Optimizing Semantic Search: A Two-Stage Reranker

Previously in Synapse, we have a core feature: an agentic semantic search system (Still confused what actually makes RAG, a RAG and what’s the difference between it and semantic search? They both seem to intersect. But like Andrew Ng mentioned in one of the interviews, how to define if an agent is truly autonomous? How? maybe the definition does not matter, as long as the agent works itself.) that allows users to ask natural language questions about their activities. The initial version was a standard, three-step pipeline: a Planner agent to generate keywords, a Retrieval step using those keywords against the database, and a Synthesizer agent to generate a summary.

This worked, but it suffered from the classic limitation of keyword search—it lacked true semantic understanding. A query for “time spent on backend improvements” might miss an entry described as “refactored the authentication service.”

The Tempting Anti-Pattern: Full Database Scan with an LLM

The first idea that came up was straightforward: why not use the LLM’s intelligence for retrieval itself? The proposal was to iterate through our entire database in small batches, sending each batch to an LLM with the prompt, “Are any of these entries relevant to the user’s query?”

It’s easy to be captivated by the power of a new tool. However, after having some conversion with LLMs, this approach, while seems clever, is a production anti-pattern for several critical reasons:

  1. Scalability: The number of LLM calls scales linearly with database size (O(n)). A user with a year’s worth of entries would face an unusable system, with search times stretching into minutes.
  2. Latency: The process is inherently sequential. The cumulative network and inference latency would create a terrible user experience.
  3. Cost: Whether using a local model (compute cycles) or a cloud API (dollars), this is an incredibly expensive way to search.

The core mistake here is using a slow, high-precision tool (the LLM) for a fast, high-recall task (finding candidates).

The new Approach: A Two-Stage Reranker

A more robust and scalable architecture is a two-stage retrieval pipeline that incorporates a reranker. This pattern leverages the strengths of both the database and the LLM.

The new pipeline looks like this:

  1. Planner Agent (Unchanged): Generate keywords from the user’s query.
  2. Broad Retrieval (High Recall): Use the keywords to query the database. Instead of fetching just 20 results, we now fetch a much larger set of candidates, say take: 200. This step is optimized for speed and recall—we’d rather have a few irrelevant results than miss a relevant one. This is what databases excel at.
  3. Reranker Agent (High Precision): This is the new, crucial step.
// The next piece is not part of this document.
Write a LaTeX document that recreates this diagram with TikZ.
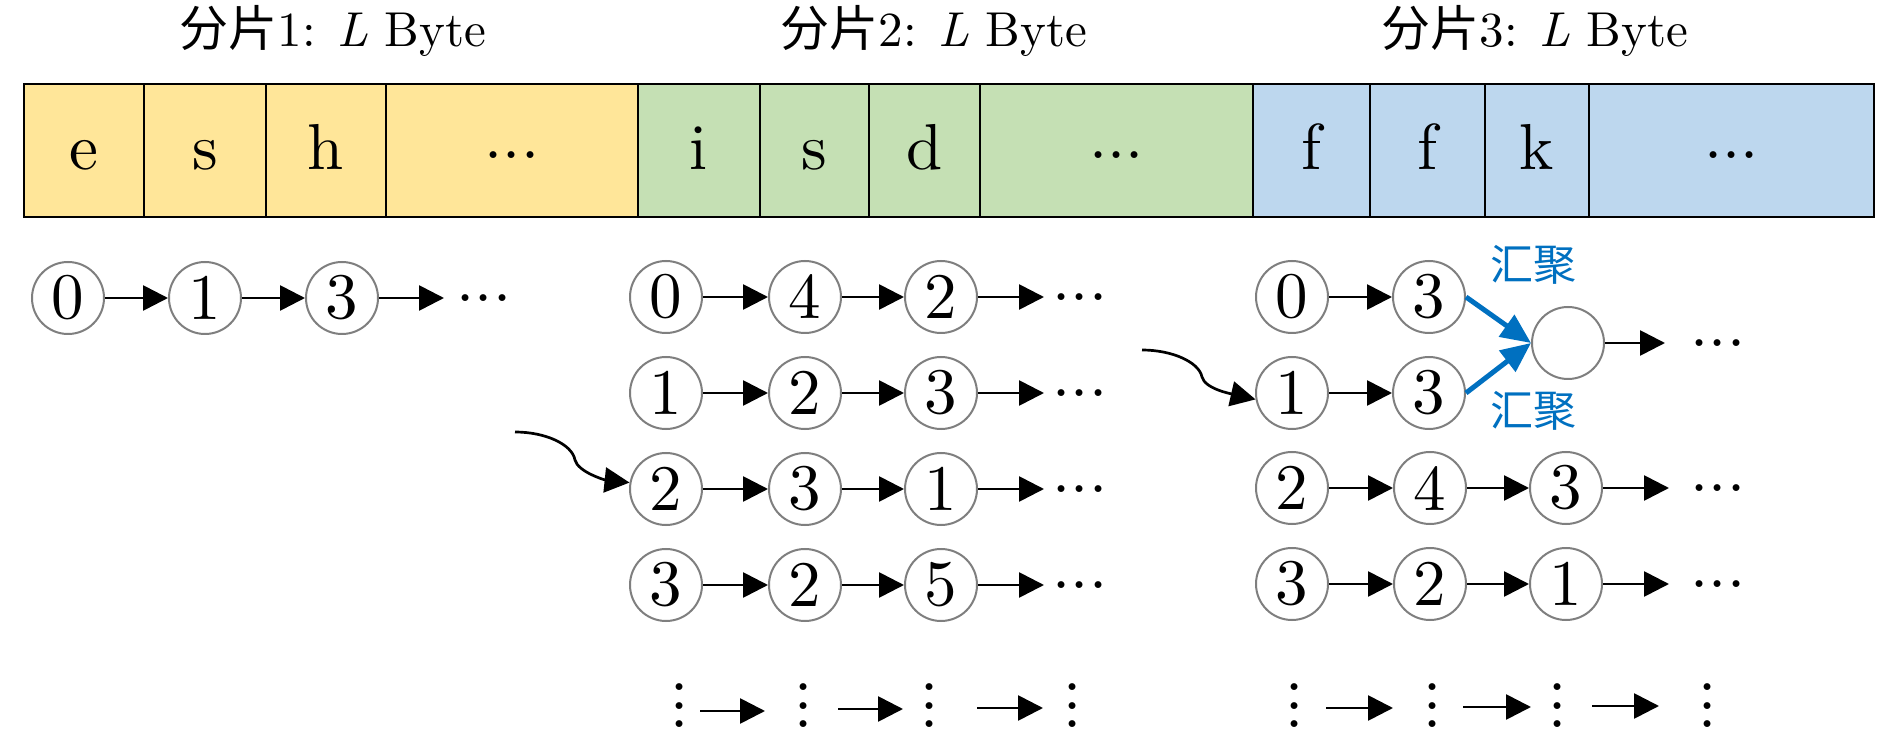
\documentclass[tikz,border=0pt]{standalone}
\usepackage{fontspec}
\setmainfont{lmroman10}[Extension=.otf, UprightFont=*-regular, ItalicFont=*-italic, BoldFont=*-bold]
\newfontfamily\cjk{Noto Sans CJK SC}
\usetikzlibrary{arrows.meta}
\definecolor{yel}{HTML}{FFE699}
\definecolor{grn}{HTML}{C5E0B4}
\definecolor{blu}{HTML}{BDD7EE}
\definecolor{lnk}{HTML}{0070C0}
\definecolor{cgray}{HTML}{7F7F7F}
\newcommand{\vdotsx}{\vbox{\baselineskip=9.25pt\lineskiplimit=0pt\hbox{.}\hbox{.}\hbox{.}}}
\begin{document}
\begin{tikzpicture}[x=0.5pt,y=-0.5pt,
 cellbox/.style={draw=black, fill=#1, line width=1.3pt, minimum height=66.5pt, inner sep=0pt,
   text height=22pt, text depth=2.5pt, font=\fontsize{32.5pt}{39pt}\selectfont},
 numnode/.style={circle, draw=cgray, line width=1pt, minimum size=36pt, inner sep=0pt,
   fill=white, font=\fontsize{32.5pt}{39pt}\selectfont},
 arr/.style={-{Triangle[length=12.5pt,width=12.5pt]}, line width=1.35pt},
 barr/.style={-{Triangle[length=15pt,width=13pt]}, line width=2.5pt, draw=lnk},
 titletext/.style={anchor=base, inner sep=0pt, font=\fontsize{24.5pt}{29pt}\selectfont},
 hdots/.style={anchor=base, inner sep=0pt, font=\fontsize{32.5pt}{39pt}\selectfont},
 vdot/.style={inner sep=0pt, font=\fontsize{32.5pt}{39pt}\selectfont},
 blab/.style={text=lnk, inner sep=0pt, font=\fontsize{21.5pt}{26pt}\cjk}
]
\useasboundingbox (0,0) rectangle (1890,732);

% titles
\node[titletext] (t1) at (333,47) {{\cjk 分片}1: \textit{L} Byte};
\node[titletext] (t2) at (934,47) {{\cjk 分片}2: \textit{L} Byte};
\node[titletext] (t3) at (1535,47) {{\cjk 分片}3: \textit{L} Byte};

% byte cells
\node[cellbox=yel, minimum width=60pt]   (y1) at (84,150.5) {e};
\node[cellbox=yel, minimum width=61pt]   (y2) at (205,150.5) {s};
\node[cellbox=yel, minimum width=60pt]   (y3) at (326,150.5) {h};
\node[cellbox=yel, minimum width=126pt]  (y4) at (512,150.5) {\raisebox{0.18em}{...}};
\node[cellbox=grn, minimum width=61pt]   (g1) at (699,150.5) {i};
\node[cellbox=grn, minimum width=54.5pt] (g2) at (814.5,150.5) {s};
\node[cellbox=grn, minimum width=55.5pt] (g3) at (924.5,150.5) {d};
\node[cellbox=grn, minimum width=136.5pt] (g4) at (1116.5,150.5) {\raisebox{0.18em}{...}};
\node[cellbox=blu, minimum width=58.5pt] (b1) at (1311.5,150.5) {f};
\node[cellbox=blu, minimum width=57.5pt] (b2) at (1427.5,150.5) {f};
\node[cellbox=blu, minimum width=52pt]   (b3) at (1537,150.5) {k};
\node[cellbox=blu, minimum width=142.5pt] (b4) at (1731.5,150.5) {\raisebox{0.18em}{...}};

% left chain
\node[numnode] (a1) at (68,298) {0};
\node[numnode] (a2) at (205,298) {1};
\node[numnode] (a3) at (342,298) {3};
\coordinate (a4) at (444,298);
\node[hdots] (ad) at (484,301.5) {...};
\draw[arr] (a1) -- (a2);
\draw[arr] (a2) -- (a3);
\draw[arr] (a3) -- (a4);

% middle chains
\node[numnode] (m11) at (666,297) {0};
\node[numnode] (m12) at (805,297) {4};
\node[numnode] (m13) at (941,297) {2};
\coordinate (m14) at (1044,297);
\node[hdots] (md1) at (1080,300.5) {...};
\node[numnode] (m21) at (666,393) {1};
\node[numnode] (m22) at (805,393) {2};
\node[numnode] (m23) at (941,393) {3};
\coordinate (m24) at (1044,393);
\node[hdots] (md2) at (1080,396.5) {...};
\node[numnode] (m31) at (666,489) {2};
\node[numnode] (m32) at (805,489) {3};
\node[numnode] (m33) at (941,489) {1};
\coordinate (m34) at (1044,489);
\node[hdots] (md3) at (1080,492.5) {...};
\node[numnode] (m41) at (666,585) {3};
\node[numnode] (m42) at (805,585) {2};
\node[numnode] (m43) at (941,585) {5};
\coordinate (m44) at (1044,585);
\node[hdots] (md4) at (1080,588.5) {...};
\foreach \r in {1,2,3,4}{
  \draw[arr] (m\r1) -- (m\r2);
  \draw[arr] (m\r2) -- (m\r3);
  \draw[arr] (m\r3) -- (m\r4);
}

% middle wavy arrow
\coordinate (w1) at (515,432);
\draw[arr] (w1) .. controls (545,432) and (572,444) .. (575,460)
  .. controls (578,472) and (605,480) .. (m31.170);

% middle vertical dots
\node[vdot] (mv1) at (680,706) {\vdotsx};
\node[vdot] (mv2) at (804,706) {\vdotsx};
\node[vdot] (mv3) at (930,706) {\vdotsx};
\node[vdot] (mv4) at (1073,706) {\vdotsx};
\coordinate (ma1) at (700,711); \coordinate (mb1) at (765,711);
\coordinate (ma2) at (838,709); \coordinate (mb2) at (903,709);
\coordinate (ma3) at (977,708); \coordinate (mb3) at (1043,708);
\draw[arr] (ma1) -- (mb1);
\draw[arr] (ma2) -- (mb2);
\draw[arr] (ma3) -- (mb3);

% right chains
\node[numnode] (r11) at (1292,297) {0};
\node[numnode] (r12) at (1429,297) {3};
\node[numnode] (r21) at (1292,393) {1};
\node[numnode] (r22) at (1429,393) {3};
\node[numnode] (re) at (1568,343) {};
\coordinate (rt) at (1665,343);
\node[hdots] (rd0) at (1718,346.5) {...};
\draw[arr] (r11) -- (r12);
\draw[arr] (r21) -- (r22);
\draw[barr] (r12.east) -- (re.west);
\draw[barr] (r22.east) -- (re.west);
\draw[arr] (re) -- (rt);
\node[blab] (l1) at (1533,265) {汇聚};
\node[blab] (l2) at (1533,411) {汇聚};

\node[numnode] (r31) at (1292,488) {2};
\node[numnode] (r32) at (1430,488) {4};
\node[numnode] (r33) at (1566,488) {3};
\coordinate (r34) at (1669,488);
\node[hdots] (rd3) at (1718,491.5) {...};
\node[numnode] (r41) at (1292,584) {3};
\node[numnode] (r42) at (1430,584) {2};
\node[numnode] (r43) at (1566,584) {1};
\coordinate (r44) at (1669,584);
\node[hdots] (rd4) at (1718,587.5) {...};
\foreach \r in {3,4}{
  \draw[arr] (r\r1) -- (r\r2);
  \draw[arr] (r\r2) -- (r\r3);
  \draw[arr] (r\r3) -- (r\r4);
}

% right wavy arrow
\coordinate (w2) at (1142,350);
\draw[arr] (w2) .. controls (1172,350) and (1199,362) .. (1202,377)
  .. controls (1205,389) and (1232,394) .. (r21.190);

% right vertical dots
\node[vdot] (rv1) at (1295,706) {\vdotsx};
\node[vdot] (rv2) at (1433,706) {\vdotsx};
\node[vdot] (rv3) at (1558,706) {\vdotsx};
\node[vdot] (rv4) at (1708,706) {\vdotsx};
\coordinate (ra1) at (1326,708); \coordinate (rb1) at (1393,708);
\coordinate (ra2) at (1463,707); \coordinate (rb2) at (1531,707);
\coordinate (ra3) at (1592,706); \coordinate (rb3) at (1659,706);
\draw[arr] (ra1) -- (rb1);
\draw[arr] (ra2) -- (rb2);
\draw[arr] (ra3) -- (rb3);
\end{tikzpicture}
\end{document}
We send the user’s query and the 200 candidate activities to a new LLM agent. Its only job is to analyze this pre-filtered list and return a sorted list of the most relevant activity IDs. This is where a better semantic analysis happens, but on a small, manageable dataset.
  4. Synthesizer Agent (Unchanged): The top 20 re-ranked results are passed to the final agent to generate the summary.

This architecture is better because it aligns the tool with the task. The database handles the massive-scale filtering, and the LLM performs its nuanced understanding on a small, relevant subset of data.

Refining the Implementation: Batching the Reranker

In the final implementation, the reranker was taken a step further. Instead of sending a defined max number of candidates (say, 200) to the LLM in one massive prompt—which risks hitting context limits or the “lost in the middle” problem—the rerankActivities function now processes the candidates in batches.

It loops through the 200 candidates, sending 10 at a time to the reranker agent. It then aggregates the relevant IDs from all batches. This makes the reranking process more reliable and robust, ensuring consistent performance even if the number of initial candidates grows.

Now the new search system is more reliable and less prone to context issues, e.g, model timeout. It can handle larger datasets without overwhelming the LLM, while still providing high-quality, semantically relevant results.